# Source code of charts:
□ □ □ □ □ □ □

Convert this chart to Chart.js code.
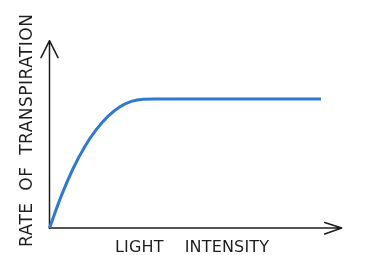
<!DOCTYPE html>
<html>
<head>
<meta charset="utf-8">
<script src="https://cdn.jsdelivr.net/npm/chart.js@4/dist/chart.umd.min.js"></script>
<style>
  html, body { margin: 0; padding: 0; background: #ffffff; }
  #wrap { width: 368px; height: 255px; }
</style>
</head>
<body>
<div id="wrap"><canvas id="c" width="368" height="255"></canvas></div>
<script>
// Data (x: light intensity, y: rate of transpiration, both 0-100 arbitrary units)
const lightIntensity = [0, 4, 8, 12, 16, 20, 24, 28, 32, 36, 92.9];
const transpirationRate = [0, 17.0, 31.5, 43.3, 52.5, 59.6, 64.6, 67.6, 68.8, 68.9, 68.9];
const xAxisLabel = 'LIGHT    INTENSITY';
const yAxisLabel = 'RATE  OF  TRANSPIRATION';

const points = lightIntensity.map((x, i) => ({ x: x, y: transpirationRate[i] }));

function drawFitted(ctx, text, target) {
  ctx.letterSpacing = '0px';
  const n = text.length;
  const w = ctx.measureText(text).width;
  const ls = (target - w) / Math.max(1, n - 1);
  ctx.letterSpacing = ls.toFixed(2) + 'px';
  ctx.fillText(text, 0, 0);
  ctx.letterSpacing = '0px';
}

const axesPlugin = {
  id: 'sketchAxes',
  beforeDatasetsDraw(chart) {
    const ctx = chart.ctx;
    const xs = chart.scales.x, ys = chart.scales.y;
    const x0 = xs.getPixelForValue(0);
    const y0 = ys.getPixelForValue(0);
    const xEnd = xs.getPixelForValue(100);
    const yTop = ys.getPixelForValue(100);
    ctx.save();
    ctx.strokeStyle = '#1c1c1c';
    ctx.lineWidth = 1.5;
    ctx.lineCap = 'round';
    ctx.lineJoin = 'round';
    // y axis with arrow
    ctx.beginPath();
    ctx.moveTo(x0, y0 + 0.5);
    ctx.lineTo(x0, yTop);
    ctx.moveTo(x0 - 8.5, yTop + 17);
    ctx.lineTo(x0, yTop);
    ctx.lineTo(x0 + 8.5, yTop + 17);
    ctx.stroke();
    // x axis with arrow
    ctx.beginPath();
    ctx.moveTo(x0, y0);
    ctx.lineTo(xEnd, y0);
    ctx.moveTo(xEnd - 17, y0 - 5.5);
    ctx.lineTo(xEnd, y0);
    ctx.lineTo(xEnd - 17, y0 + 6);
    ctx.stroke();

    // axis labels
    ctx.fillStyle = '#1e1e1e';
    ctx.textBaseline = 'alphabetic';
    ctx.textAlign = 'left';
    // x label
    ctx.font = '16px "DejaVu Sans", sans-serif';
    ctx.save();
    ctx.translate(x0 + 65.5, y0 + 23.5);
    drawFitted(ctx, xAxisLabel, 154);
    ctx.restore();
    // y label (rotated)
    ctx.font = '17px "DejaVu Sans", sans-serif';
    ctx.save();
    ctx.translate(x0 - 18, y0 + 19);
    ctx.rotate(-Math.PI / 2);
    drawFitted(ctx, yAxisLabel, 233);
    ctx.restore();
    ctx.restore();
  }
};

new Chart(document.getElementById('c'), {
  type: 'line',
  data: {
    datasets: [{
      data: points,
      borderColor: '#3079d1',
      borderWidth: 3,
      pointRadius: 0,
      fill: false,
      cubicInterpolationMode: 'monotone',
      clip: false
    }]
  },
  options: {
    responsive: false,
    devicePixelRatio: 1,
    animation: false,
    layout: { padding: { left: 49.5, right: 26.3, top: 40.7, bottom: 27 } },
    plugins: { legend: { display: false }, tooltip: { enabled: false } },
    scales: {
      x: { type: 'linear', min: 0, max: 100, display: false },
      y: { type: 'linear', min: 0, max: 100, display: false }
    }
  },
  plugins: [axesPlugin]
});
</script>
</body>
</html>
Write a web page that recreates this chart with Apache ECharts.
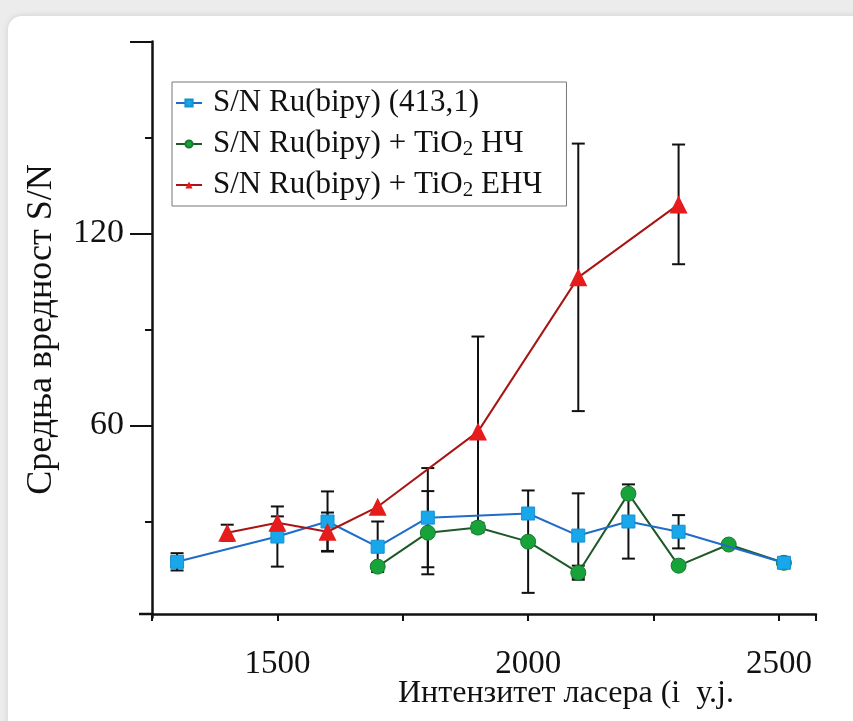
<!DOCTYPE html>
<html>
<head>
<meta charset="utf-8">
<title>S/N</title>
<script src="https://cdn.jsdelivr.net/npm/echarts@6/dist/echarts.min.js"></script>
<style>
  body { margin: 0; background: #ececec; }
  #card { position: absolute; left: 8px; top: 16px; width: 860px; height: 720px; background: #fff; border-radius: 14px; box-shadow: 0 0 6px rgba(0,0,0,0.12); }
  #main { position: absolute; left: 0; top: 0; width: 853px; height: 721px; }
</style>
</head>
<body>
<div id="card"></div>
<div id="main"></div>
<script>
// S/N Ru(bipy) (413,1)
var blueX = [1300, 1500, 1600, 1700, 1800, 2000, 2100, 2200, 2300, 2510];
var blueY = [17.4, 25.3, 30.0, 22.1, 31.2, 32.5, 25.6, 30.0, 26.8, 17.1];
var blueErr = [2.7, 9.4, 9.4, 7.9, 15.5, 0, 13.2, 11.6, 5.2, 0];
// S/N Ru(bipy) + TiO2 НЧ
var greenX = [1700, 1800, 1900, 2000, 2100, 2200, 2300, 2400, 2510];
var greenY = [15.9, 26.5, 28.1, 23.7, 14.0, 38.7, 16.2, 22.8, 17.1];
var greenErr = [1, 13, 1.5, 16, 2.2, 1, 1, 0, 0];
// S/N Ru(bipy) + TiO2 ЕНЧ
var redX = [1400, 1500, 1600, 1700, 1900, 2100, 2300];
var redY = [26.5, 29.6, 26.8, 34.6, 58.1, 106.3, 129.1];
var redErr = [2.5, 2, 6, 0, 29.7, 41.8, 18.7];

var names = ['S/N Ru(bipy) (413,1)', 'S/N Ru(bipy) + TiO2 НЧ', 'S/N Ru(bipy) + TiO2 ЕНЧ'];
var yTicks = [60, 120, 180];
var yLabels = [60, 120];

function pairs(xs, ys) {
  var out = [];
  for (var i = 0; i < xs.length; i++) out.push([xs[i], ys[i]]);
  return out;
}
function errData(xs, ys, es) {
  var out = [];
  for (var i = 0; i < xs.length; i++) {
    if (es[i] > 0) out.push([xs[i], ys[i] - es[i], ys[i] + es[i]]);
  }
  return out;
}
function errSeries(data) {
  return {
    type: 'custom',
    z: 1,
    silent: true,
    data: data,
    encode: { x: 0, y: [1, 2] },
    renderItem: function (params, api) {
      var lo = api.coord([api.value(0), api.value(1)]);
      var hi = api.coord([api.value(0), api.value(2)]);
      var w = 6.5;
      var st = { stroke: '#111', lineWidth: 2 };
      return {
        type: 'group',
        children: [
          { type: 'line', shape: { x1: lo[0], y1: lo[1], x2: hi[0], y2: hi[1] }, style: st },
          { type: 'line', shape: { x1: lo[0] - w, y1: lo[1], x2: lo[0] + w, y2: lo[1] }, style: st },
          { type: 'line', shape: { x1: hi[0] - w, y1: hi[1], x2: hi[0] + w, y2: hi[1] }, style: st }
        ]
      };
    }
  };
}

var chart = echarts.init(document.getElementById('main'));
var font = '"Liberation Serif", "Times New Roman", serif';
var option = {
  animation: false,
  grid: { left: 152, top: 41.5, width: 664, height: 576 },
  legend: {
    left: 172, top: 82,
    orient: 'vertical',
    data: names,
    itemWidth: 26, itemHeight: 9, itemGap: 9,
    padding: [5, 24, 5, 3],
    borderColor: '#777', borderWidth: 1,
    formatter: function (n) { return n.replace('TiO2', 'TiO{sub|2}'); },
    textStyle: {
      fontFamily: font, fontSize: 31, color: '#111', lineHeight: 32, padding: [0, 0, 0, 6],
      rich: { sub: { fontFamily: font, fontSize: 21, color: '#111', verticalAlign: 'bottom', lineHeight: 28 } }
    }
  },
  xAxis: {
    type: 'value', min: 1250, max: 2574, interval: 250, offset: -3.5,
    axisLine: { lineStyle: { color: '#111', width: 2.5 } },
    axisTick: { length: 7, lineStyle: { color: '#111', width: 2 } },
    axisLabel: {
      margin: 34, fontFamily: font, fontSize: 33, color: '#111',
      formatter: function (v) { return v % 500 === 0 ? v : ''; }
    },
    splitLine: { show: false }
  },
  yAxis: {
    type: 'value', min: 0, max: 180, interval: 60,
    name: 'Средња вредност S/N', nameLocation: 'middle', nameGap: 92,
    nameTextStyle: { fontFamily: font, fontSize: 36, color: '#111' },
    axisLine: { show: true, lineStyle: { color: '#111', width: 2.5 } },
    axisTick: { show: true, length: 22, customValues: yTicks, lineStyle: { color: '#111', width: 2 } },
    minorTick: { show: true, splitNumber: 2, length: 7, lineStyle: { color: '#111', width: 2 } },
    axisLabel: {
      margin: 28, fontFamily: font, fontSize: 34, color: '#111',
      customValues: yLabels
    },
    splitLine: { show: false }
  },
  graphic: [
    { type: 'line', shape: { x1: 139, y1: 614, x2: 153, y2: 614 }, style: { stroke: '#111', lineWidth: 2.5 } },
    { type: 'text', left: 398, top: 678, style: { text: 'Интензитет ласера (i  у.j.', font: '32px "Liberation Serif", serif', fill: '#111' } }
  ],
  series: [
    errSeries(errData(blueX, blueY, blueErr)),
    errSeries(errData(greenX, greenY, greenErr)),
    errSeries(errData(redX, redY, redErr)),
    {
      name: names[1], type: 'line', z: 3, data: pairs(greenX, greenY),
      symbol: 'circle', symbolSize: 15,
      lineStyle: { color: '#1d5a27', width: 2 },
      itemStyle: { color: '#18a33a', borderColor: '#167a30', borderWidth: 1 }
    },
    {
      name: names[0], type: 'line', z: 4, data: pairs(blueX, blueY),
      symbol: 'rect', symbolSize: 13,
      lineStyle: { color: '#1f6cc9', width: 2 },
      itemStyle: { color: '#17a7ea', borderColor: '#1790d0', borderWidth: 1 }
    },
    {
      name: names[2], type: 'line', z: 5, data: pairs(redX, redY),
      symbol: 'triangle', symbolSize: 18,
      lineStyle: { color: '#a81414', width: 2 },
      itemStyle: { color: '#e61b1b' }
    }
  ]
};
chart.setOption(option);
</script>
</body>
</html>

□ □ □ □ □ □ □

# Do this:
Give again, word for word, the lines from the one that contains "Write a web" to the one that contains "var redErr = [2.5, 2, 6, 0, 29.7, 41.8, 18.7];", both included. Omit the pictures.

# Written answer:
Write a web page that recreates this chart with Apache ECharts.
<!DOCTYPE html>
<html>
<head>
<meta charset="utf-8">
<title>S/N</title>
<script src="https://cdn.jsdelivr.net/npm/echarts@6/dist/echarts.min.js"></script>
<style>
  body { margin: 0; background: #ececec; }
  #card { position: absolute; left: 8px; top: 16px; width: 860px; height: 720px; background: #fff; border-radius: 14px; box-shadow: 0 0 6px rgba(0,0,0,0.12); }
  #main { position: absolute; left: 0; top: 0; width: 853px; height: 721px; }
</style>
</head>
<body>
<div id="card"></div>
<div id="main"></div>
<script>
// S/N Ru(bipy) (413,1)
var blueX = [1300, 1500, 1600, 1700, 1800, 2000, 2100, 2200, 2300, 2510];
var blueY = [17.4, 25.3, 30.0, 22.1, 31.2, 32.5, 25.6, 30.0, 26.8, 17.1];
var blueErr = [2.7, 9.4, 9.4, 7.9, 15.5, 0, 13.2, 11.6, 5.2, 0];
// S/N Ru(bipy) + TiO2 НЧ
var greenX = [1700, 1800, 1900, 2000, 2100, 2200, 2300, 2400, 2510];
var greenY = [15.9, 26.5, 28.1, 23.7, 14.0, 38.7, 16.2, 22.8, 17.1];
var greenErr = [1, 13, 1.5, 16, 2.2, 1, 1, 0, 0];
// S/N Ru(bipy) + TiO2 ЕНЧ
var redX = [1400, 1500, 1600, 1700, 1900, 2100, 2300];
var redY = [26.5, 29.6, 26.8, 34.6, 58.1, 106.3, 129.1];
var redErr = [2.5, 2, 6, 0, 29.7, 41.8, 18.7];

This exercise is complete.